▶ Information shown:
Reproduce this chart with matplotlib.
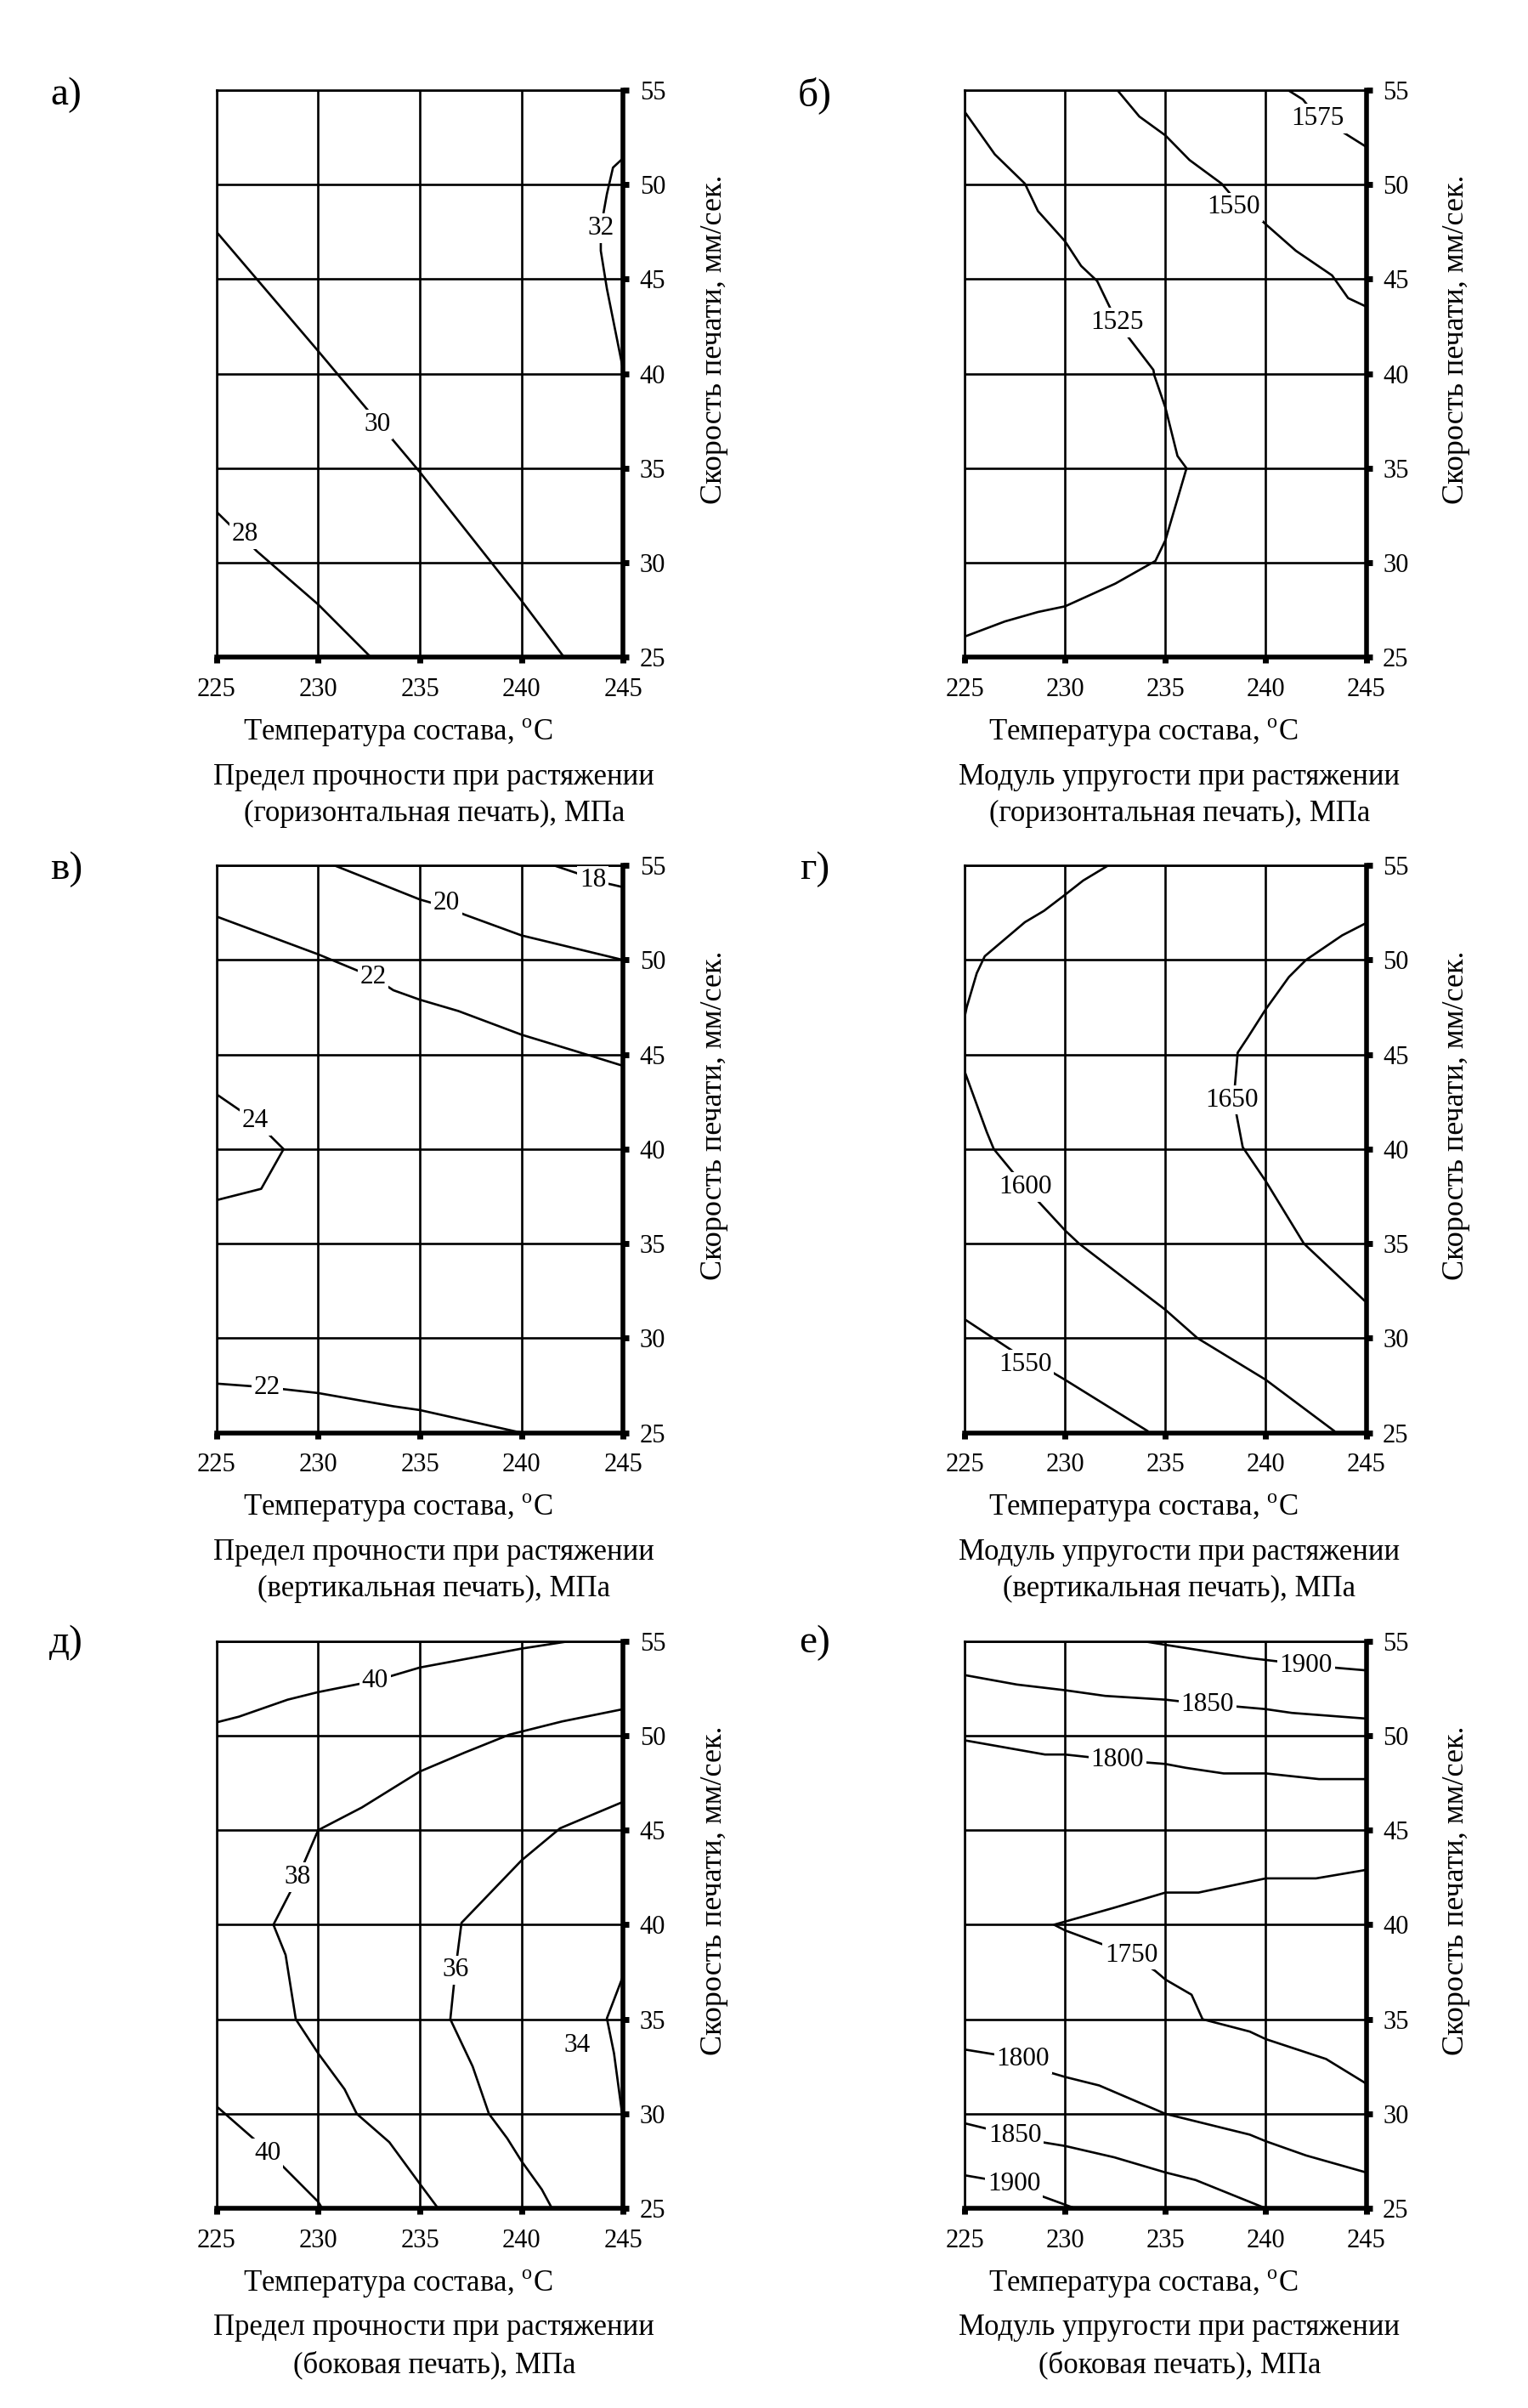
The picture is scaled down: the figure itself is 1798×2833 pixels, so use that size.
import matplotlib
matplotlib.use('Agg')
import matplotlib.pyplot as plt

plt.rcParams['font.family'] = ['Liberation Serif', 'DejaVu Serif']
plt.rcParams['mathtext.fontset'] = 'custom'
plt.rcParams['mathtext.rm'] = 'Liberation Serif'

# ---------------- data ----------------
X_TICKS = [225, 230, 235, 240, 245]
Y_TICKS = [25, 30, 35, 40, 45, 50, 55]
X_LABEL = "Температура состава, $^{\\mathrm{o}}$C"
Y_LABEL = "Скорость печати, мм/сек."
PANEL_LETTERS = ["а)", "б)", "в)", "г)", "д)", "е)"]
TITLES_1 = ["Предел прочности при растяжении", "Модуль упругости при растяжении",
            "Предел прочности при растяжении", "Модуль упругости при растяжении",
            "Предел прочности при растяжении", "Модуль упругости при растяжении"]
TITLES_2 = ["(горизонтальная печать), МПа", "(горизонтальная печать), МПа",
            "(вертикальная печать), МПа", "(вертикальная печать), МПа",
            "(боковая печать), МПа", "(боковая печать), МПа"]

# panel а
A_LEVELS = ["30", "28", "32"]
A_X = [[225, 230, 235, 240, 242.1],
       [225, 227, 230, 232.6],
       [245, 244.5, 244.2, 243.9, 243.9, 244.2, 245]]
A_Y = [[47.5, 41.2, 34.8, 28.0, 25.0],
       [32.7, 30.6, 27.8, 25.0],
       [51.4, 50.9, 49.5, 47.7, 46.5, 44.5, 40.2]]
A_LAB = [(232.9, 37.3), (226.4, 31.5), (243.9, 47.7)]

# panel б
B_LEVELS = ["1525", "1550", "1575"]
B_X = [[225, 226.5, 228.0, 228.65, 230, 230.8, 231.6, 232.6, 234.4, 234.45, 235.0, 235.6,
        236.05, 235.0, 234.5, 232.5, 230, 228.65, 227.0, 225],
       [232.6, 233.7, 235, 236.2, 237.8, 238.4, 239.6, 240, 241.5, 243.3, 244.1, 245],
       [241.1, 241.85, 242.6, 243.8, 245]]
B_Y = [[53.85, 51.6, 50.05, 48.6, 47.0, 45.7, 44.9, 42.7, 40.2, 39.9, 38.2, 35.65,
        35.0, 31.2, 30.1, 28.9, 27.7, 27.4, 26.9, 26.1],
       [55, 53.6, 52.6, 51.3, 50.05, 49.3, 48.3, 47.9, 46.5, 45.2, 44.0, 43.55],
       [55, 54.5, 53.5, 52.8, 52.0]]
B_LAB = [(232.6, 42.7), (238.4, 48.8), (242.6, 53.5)]

# panel в
V_LEVELS = ["18", "20", "22", "24", "22"]
V_X = [[241.6, 242.7, 243.5, 244.4, 245],
       [230.8, 235, 236.3, 237.2, 240, 245],
       [225, 230, 232.7, 233.7, 235, 236.9, 240, 242.6, 245],
       [225, 226.9, 228.3, 227.2, 225],
       [225, 227.5, 230, 233.7, 235, 240]]
V_Y = [[55, 54.6, 54.2, 54.0, 53.85],
       [55, 53.2, 52.8, 52.4, 51.3, 50.0],
       [52.3, 50.3, 49.1, 48.4, 47.9, 47.3, 46.05, 45.2, 44.4],
       [42.9, 41.5, 40.0, 37.9, 37.3],
       [27.6, 27.4, 27.1, 26.4, 26.2, 25.0]]
V_LAB = [(243.5, 54.2), (236.3, 53.0), (232.7, 49.1), (226.9, 41.5), (227.5, 27.4)]

# panel г
G_LEVELS = ["", "1600", "1650", "1550"]
G_X = [[232.15, 230.9, 230, 228.95, 228.0, 226.0, 225.6, 225.1, 225],
       [225, 226.1, 226.45, 228.0, 230, 230.7, 235, 236.6, 240, 243.4],
       [244.9, 243.8, 242.0, 241.15, 240, 239.1, 238.6, 238.4, 238.85, 240, 241.9, 243.1, 244.9],
       [225, 227.0, 228.0, 229.2, 230, 234.1]]
G_Y = [[55, 54.2, 53.45, 52.6, 52.0, 50.2, 49.3, 47.5, 47.0],
       [44.1, 40.9, 40.0, 38.0, 35.7, 35.0, 31.5, 30.0, 27.8, 25.1],
       [51.9, 51.3, 50.0, 49.1, 47.4, 45.9, 45.1, 42.6, 40.1, 38.3, 35.0, 33.8, 32.0],
       [31.0, 29.6, 28.9, 28.3, 27.8, 25.1]]
G_LAB = [None, (228.0, 38.0), (238.3, 42.6), (228.0, 28.6)]

# panel д
D_LEVELS = ["40", "38", "36", "34", "40"]
D_X = [[225, 226.1, 228.5, 230, 232.8, 235, 240, 242.4],
       [245, 242.0, 239.4, 237.2, 235, 232.15, 230, 229.0, 227.8, 228.4, 228.9, 230, 231.3,
        231.9, 233.5, 235, 235.9],
       [245, 241.9, 240, 237.05, 236.75, 236.5, 237.6, 238.4, 239.3, 240, 241.0, 241.5],
       [245, 244.2, 244.55, 244.95],
       [225, 227.5, 230, 230.2]]
D_Y = [[50.7, 51.0, 51.9, 52.3, 52.9, 53.6, 54.6, 55],
       [51.4, 50.75, 50.05, 49.1, 48.1, 46.2, 45.0, 42.5, 40.0, 38.4, 35.0, 33.2, 31.3,
        30.0, 28.5, 26.3, 25.0],
       [46.5, 45.1, 43.4, 40.1, 37.6, 35.0, 32.5, 30.0, 28.7, 27.5, 26.0, 25.0],
       [37.3, 35.05, 33.2, 30.0],
       [30.4, 28.05, 25.35, 25.0]]
D_LAB = [(232.8, 52.9), (229.0, 42.5), (236.75, 37.6), (242.75, 33.6), (227.5, 27.9)]

# panel е
E_LEVELS = ["1900", "1850", "1800", "1750", "1800", "1850", "1900"]
E_X = [[233.85, 235, 239.2, 240, 242.0, 243.35, 245],
       [225, 227.6, 230, 232.0, 235, 237.1, 238.4, 240, 241.3, 245],
       [225, 229.0, 230, 232.6, 235, 236.0, 237.9, 240, 242.65, 245],
       [245, 242.5, 240, 236.65, 235, 232.45, 229.45, 230, 233.3, 234.5, 235, 236.3, 236.85,
        239.2, 240, 243.0, 245],
       [225, 227.9, 229.2, 230, 231.7, 235, 239.2, 240, 242.0, 245],
       [225, 227.5, 228.85, 230, 232.45, 235, 236.5, 240],
       [225, 227.45, 228.7, 230.5]]
E_Y = [[55, 54.8, 54.1, 54.0, 53.75, 53.6, 53.45],
       [53.2, 52.7, 52.4, 52.1, 51.9, 51.65, 51.55, 51.4, 51.2, 50.9],
       [49.75, 49.0, 49.0, 48.7, 48.5, 48.3, 48.0, 48.0, 47.7, 47.7],
       [42.9, 42.45, 42.45, 41.7, 41.7, 40.9, 40.0, 39.7, 38.4, 37.55, 37.1, 36.3, 35.0,
        34.35, 33.95, 32.9, 31.6],
       [33.4, 32.9, 32.2, 31.95, 31.5, 30.0, 28.9, 28.55, 27.8, 26.9],
       [29.5, 28.85, 28.5, 28.3, 27.7, 26.9, 26.5, 25.0],
       [26.75, 26.3, 25.7, 25.0]]
E_LAB = [(242.0, 53.7), (237.1, 51.65), (232.6, 48.7), (233.3, 38.4), (227.9, 32.9),
         (227.5, 28.85), (227.45, 26.3)]

PANELS = [(A_LEVELS, A_X, A_Y, A_LAB), (B_LEVELS, B_X, B_Y, B_LAB),
          (V_LEVELS, V_X, V_Y, V_LAB), (G_LEVELS, G_X, G_Y, G_LAB),
          (D_LEVELS, D_X, D_Y, D_LAB), (E_LEVELS, E_X, E_Y, E_LAB)]

# ---------------- layout ----------------
W, H = 1799, 2833
fig = plt.figure(figsize=(W / 100, H / 100), dpi=100)
fig.patch.set_facecolor('white')

COL_LEFT = [0.1416, 0.6310]
COL_W = [0.2660, 0.2626]
ROW_BOTTOM = [0.7270, 0.4050, 0.0829]
ROW_H = 0.2356
LETTER_X = [0.0434, 0.533]
LETTER_Y = [0.9605, 0.6390, 0.3176]

FS_TICK = 22
FS_XLAB = 25
FS_YLAB = 26
FS_TITLE = 25
FS_CL = 22.5
FS_LETTER = 34
LW_THIN = 1.9
LW_THICK = 4.0

for i, (levels, xs, ys, labs) in enumerate(PANELS):
    r, c = divmod(i, 2)
    ax = fig.add_axes([COL_LEFT[c], ROW_BOTTOM[r], COL_W[c], ROW_H])
    ax.set_xlim(225, 245)
    ax.set_ylim(25, 55)
    ax.set_xticks(X_TICKS)
    ax.set_yticks(Y_TICKS)
    ax.set_xticklabels([str(v) for v in X_TICKS])
    ax.set_yticklabels([str(v) for v in Y_TICKS])
    ax.yaxis.tick_right()
    ax.grid(True, color='black', lw=LW_THIN, zorder=1)
    ax.set_axisbelow(True)
    for s in ['left', 'top']:
        ax.spines[s].set_linewidth(LW_THIN)
    for s in ['right', 'bottom']:
        ax.spines[s].set_linewidth(LW_THICK)
        ax.spines[s].set_capstyle('projecting')
    ax.tick_params(axis='x', direction='out', length=5, width=5, pad=12,
                   labelsize=FS_TICK, colors='black')
    ax.tick_params(axis='y', direction='out', length=5, width=5, pad=9,
                   labelsize=FS_TICK, colors='black', right=True, left=False)

    for lev, x, y, lab in zip(levels, xs, ys, labs):
        ax.plot(x, y, color='black', lw=LW_THIN, zorder=3, solid_joinstyle='round')
        if lab is not None and lev:
            ax.text(lab[0], lab[1], lev, ha='center', va='center', fontsize=FS_CL,
                    zorder=5, bbox=dict(facecolor='white', edgecolor='none', pad=2))

    ax.text(1.225, 0.56, Y_LABEL, rotation=90, ha='center', va='center',
            fontsize=FS_YLAB, transform=ax.transAxes)
    ax.text(0.445, -0.133, X_LABEL, ha='center', va='center', fontsize=FS_XLAB,
            transform=ax.transAxes)
    ax.text(0.535, -0.211, TITLES_1[i], ha='center', va='center', fontsize=FS_TITLE,
            transform=ax.transAxes)
    ax.text(0.535, -0.276, TITLES_2[i], ha='center', va='center', fontsize=FS_TITLE,
            transform=ax.transAxes)
    fig.text(LETTER_X[c], LETTER_Y[r], PANEL_LETTERS[i], ha='center', va='center',
             fontsize=FS_LETTER)

fig.savefig('out.png', dpi=100, facecolor='white')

▶ Requirements:
Take exactly the lines from the one containing "The picture is" through the one containing "plt.rcParams['mathtext.rm'] = 'Liberation" in the data above, and output them with nothing added.

▶ Solution to the exercise:
The picture is scaled down: the figure itself is 1798×2833 pixels, so use that size.
import matplotlib
matplotlib.use('Agg')
import matplotlib.pyplot as plt

plt.rcParams['font.family'] = ['Liberation Serif', 'DejaVu Serif']
plt.rcParams['mathtext.fontset'] = 'custom'
plt.rcParams['mathtext.rm'] = 'Liberation Serif'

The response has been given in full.